How to interpret your result correctly
When the calculator gives you a gross monthly salary figure, do not read it as an exact payroll promise. Read it as a strong estimate under the assumptions you selected. The most important outputs are:
- Estimated gross monthly salary: the salary you may need to negotiate.
- Estimated annual gross salary: useful for contracts, benchmarking, and salary databases.
- Total monthly deductions: helps you understand why net is lower than gross.
- Effective deduction rate: a quick way to compare compensation scenarios.
This is especially helpful in salary negotiations. Suppose you know your household budget requires at least 3,400 euro net per month in Frankfurt. Instead of asking vaguely for “a higher salary,” you can estimate the gross number that aligns with your real cost-of-living needs and negotiate with clarity.
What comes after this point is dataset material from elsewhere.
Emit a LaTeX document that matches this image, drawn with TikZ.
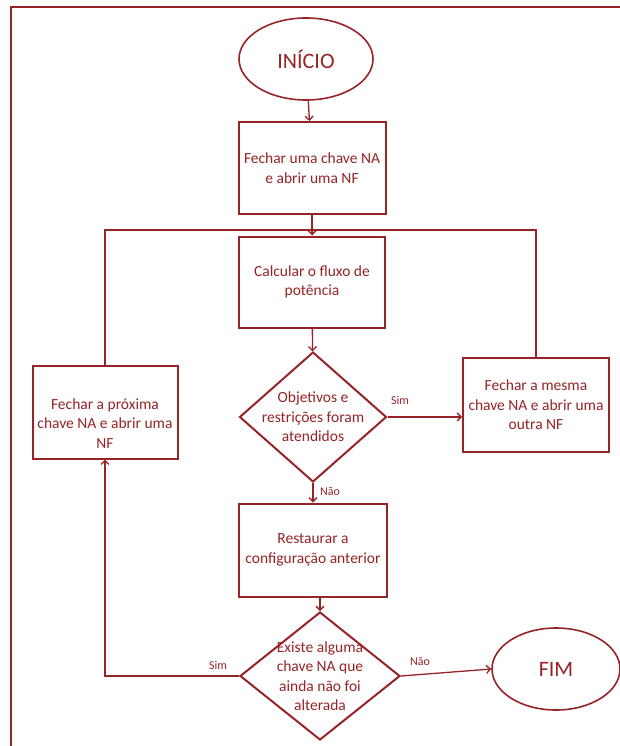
\documentclass[tikz,border=0pt]{standalone}
\usepackage{fontspec}
\setmainfont{Carlito}
\usetikzlibrary{shapes.geometric,arrows.meta}
\definecolor{vinho}{RGB}{150,35,38}

\begin{document}
\begin{tikzpicture}[x=1pt,y=-1pt,
  every node/.style={text=vinho,font=\fontsize{15.5}{19.5}\selectfont},
  passo/.style={draw=vinho,line width=2pt,minimum width=147pt,minimum height=92pt,align=center,inner sep=2pt},
  decisao/.style={diamond,draw=vinho,line width=2pt,inner sep=-16pt,align=center},
  terminal/.style={ellipse,draw=vinho,line width=1.6pt,minimum width=134pt,minimum height=82pt,font=\fontsize{22}{26}\selectfont},
  rotulo/.style={font=\fontsize{12}{14}\selectfont},
  liga/.style={draw=vinho,line width=1.3pt},
  >={Straight Barb[length=4pt,width=8pt]}]
\useasboundingbox (0,0) rectangle (619,746);
% moldura
\draw[vinho,line width=2pt] (11,760) -- (11,7) -- (640,7);
% coluna central
\node[terminal] (inicio) at (306,59) {INÍCIO};
\node[passo] (fechar) at (312,168) {Fechar uma chave NA\\ e abrir uma NF};
\node[passo,minimum width=146pt,minimum height=91pt] (calcular) at (312,282) {Calcular o fluxo de\\ potência};
\node[decisao,minimum width=147pt,minimum height=130pt] (objetivos) at (313,417) {Objetivos e\\ restrições foram\\ atendidos};
\node[passo,minimum width=148pt,minimum height=93pt] (restaurar) at (313,550) {Restaurar a\\ configuração anterior};
\node[decisao,minimum width=160pt,minimum height=128pt] (existe) at (320,676) {Existe alguma\\ chave NA que\\ ainda não foi\\ alterada};
% laterais
\node[passo,minimum width=145pt,minimum height=93pt] (proxima) at (105,412) {\mbox{}\\[14pt] Fechar a próxima\\ chave NA e abrir uma\\ NF};
\node[passo,minimum width=146pt,minimum height=94pt] (mesma) at (536,405) {Fechar a mesma\\ chave NA e abrir uma\\ outra NF};
\node[terminal,minimum width=128pt] (fim) at (556,669) {FIM};
\coordinate (laco) at (312,230);
% ligacoes
\draw[liga,->] (inicio) -- (fechar);
\draw[liga,->] (fechar) -- (calcular);
\draw[liga] (proxima.north) |- (laco) -| (mesma.north);
\draw[liga,->] (calcular) -- (objetivos);
\draw[liga,->] (objetivos.east) -- (objetivos.east -| mesma.west);
\draw[liga,->] (objetivos.south) -- (objetivos.south |- restaurar.north);
\draw[liga,->] (restaurar.south -| existe.north) -- (existe.north);
\draw[liga,->] (existe.east) -- (fim.west);
\draw[liga,->] (existe.west) -| (proxima.south);
% rotulos
\node[rotulo] (sim1) at (400,400) {Sim};
\node[rotulo] (nao1) at (330,492) {Não};
\node[rotulo] (sim2) at (218,665) {Sim};
\node[rotulo] (nao2) at (420,662) {Não};
\end{tikzpicture}
\end{document}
Common use cases for a German net to gross calculator
Employees use this kind of tool in several situations:
- Job offers: compare two gross offers by the net income they are likely to produce.
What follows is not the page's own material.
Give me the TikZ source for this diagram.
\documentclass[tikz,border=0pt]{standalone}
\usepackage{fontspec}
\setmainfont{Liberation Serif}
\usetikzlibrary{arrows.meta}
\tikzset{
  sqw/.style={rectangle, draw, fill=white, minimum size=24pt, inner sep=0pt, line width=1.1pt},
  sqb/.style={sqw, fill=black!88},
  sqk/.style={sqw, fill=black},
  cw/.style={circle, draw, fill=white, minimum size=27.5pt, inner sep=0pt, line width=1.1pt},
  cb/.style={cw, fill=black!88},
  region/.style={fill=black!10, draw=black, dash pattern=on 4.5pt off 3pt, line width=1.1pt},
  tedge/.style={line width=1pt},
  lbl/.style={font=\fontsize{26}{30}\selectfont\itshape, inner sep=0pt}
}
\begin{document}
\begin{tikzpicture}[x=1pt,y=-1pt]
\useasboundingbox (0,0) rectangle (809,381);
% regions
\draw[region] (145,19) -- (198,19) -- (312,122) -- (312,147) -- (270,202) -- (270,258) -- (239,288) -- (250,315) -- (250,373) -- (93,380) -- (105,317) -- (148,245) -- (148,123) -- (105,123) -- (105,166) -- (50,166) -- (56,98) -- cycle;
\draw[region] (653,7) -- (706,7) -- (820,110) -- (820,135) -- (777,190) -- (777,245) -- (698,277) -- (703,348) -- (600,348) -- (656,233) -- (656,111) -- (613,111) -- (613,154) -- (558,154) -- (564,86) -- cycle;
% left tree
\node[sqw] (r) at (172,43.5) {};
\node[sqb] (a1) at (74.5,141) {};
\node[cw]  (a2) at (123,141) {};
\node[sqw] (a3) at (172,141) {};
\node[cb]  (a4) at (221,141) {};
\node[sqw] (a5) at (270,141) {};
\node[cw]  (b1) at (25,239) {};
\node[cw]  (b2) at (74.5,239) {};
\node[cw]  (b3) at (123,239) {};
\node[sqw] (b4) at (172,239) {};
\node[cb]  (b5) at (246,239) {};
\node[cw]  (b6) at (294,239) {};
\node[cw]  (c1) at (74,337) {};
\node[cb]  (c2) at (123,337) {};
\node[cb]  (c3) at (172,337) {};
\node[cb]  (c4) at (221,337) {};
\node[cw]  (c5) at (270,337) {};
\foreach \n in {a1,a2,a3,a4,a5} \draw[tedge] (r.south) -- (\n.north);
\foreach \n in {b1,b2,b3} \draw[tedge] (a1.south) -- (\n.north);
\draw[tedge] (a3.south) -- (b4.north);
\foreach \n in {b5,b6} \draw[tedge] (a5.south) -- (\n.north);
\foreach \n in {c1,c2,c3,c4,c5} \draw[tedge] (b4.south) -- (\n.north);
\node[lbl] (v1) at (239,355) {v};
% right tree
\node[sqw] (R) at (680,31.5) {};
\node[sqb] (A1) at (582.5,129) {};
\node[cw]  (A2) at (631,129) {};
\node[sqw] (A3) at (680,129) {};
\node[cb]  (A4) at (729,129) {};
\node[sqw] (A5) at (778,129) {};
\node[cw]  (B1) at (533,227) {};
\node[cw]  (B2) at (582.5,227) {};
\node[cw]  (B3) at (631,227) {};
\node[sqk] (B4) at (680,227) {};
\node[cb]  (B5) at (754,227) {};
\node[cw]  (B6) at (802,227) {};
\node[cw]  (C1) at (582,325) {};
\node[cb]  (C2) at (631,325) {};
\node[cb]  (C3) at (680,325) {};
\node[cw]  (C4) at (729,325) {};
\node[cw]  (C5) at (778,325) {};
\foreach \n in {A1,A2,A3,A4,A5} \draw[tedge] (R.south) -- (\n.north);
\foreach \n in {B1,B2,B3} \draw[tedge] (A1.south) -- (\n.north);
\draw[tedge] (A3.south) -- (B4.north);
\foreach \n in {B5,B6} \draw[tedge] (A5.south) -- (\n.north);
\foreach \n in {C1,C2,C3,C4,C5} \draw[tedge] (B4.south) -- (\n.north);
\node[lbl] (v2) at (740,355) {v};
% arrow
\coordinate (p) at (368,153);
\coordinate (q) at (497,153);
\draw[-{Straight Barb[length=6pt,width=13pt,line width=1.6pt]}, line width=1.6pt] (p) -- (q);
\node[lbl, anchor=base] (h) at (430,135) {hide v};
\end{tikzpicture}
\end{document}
- Relocation to Germany: estimate what gross salary is needed to cover rent, insurance, transport, and family costs.
- Promotion planning: understand how much extra take-home pay a raise may actually create.
- Marriage or family changes: see how tax class or children may influence payroll withholding.
- Second jobs: model the stronger withholding that can apply under Tax Class VI.
Limitations you should keep in mind
No online calculator can perfectly reproduce every German payslip because payroll software may include additional details such as company pension plans, private health insurance rules, tax allowances registered with the tax office, one-time bonuses, East-West historical distinctions in older periods, or special payroll treatment for mini-jobs and student jobs. That said, for standard employee planning, a well-built estimator can be extremely effective.
This page is strongest when you use it for:
- offer evaluation,
- pre-relocation planning,
- salary target setting,
- budget forecasting, and
- understanding the structure of deductions.
Authoritative sources worth checking
If you want to verify the broader legal and social insurance background behind German payroll, these official resources are useful starting points:
- U.S. Social Security Administration overview of Germany’s social security system
- U.S. Social Security Administration guide to the U.S.-Germany social security agreement
- Library of Congress legal update on German tax allowance changes
Final advice for salary planning in Germany
The smartest way to use a net to gross calculator in Germany is to combine it with your monthly budget. Start with your required net amount. Add expected rent, utilities, groceries, transport, childcare, loan payments, and savings goals. Then use the calculator to estimate the gross salary that supports that life. This is far more practical than starting with a gross number and hoping the net result works.
If you are relocating, remember that the same salary can feel very different depending on city and household structure. Munich and Frankfurt generally require a higher comfort threshold than Leipzig or smaller cities. If you are negotiating a package with bonuses, mobility support, or housing assistance, also consider how non-cash benefits may reduce the gross salary you need.
In short, a German net to gross calculator is not just a payroll toy. It is a decision tool. It helps you convert a personal lifestyle target into a professional salary target. Used properly, it can improve negotiations, sharpen job comparisons, and make your move to Germany financially clearer.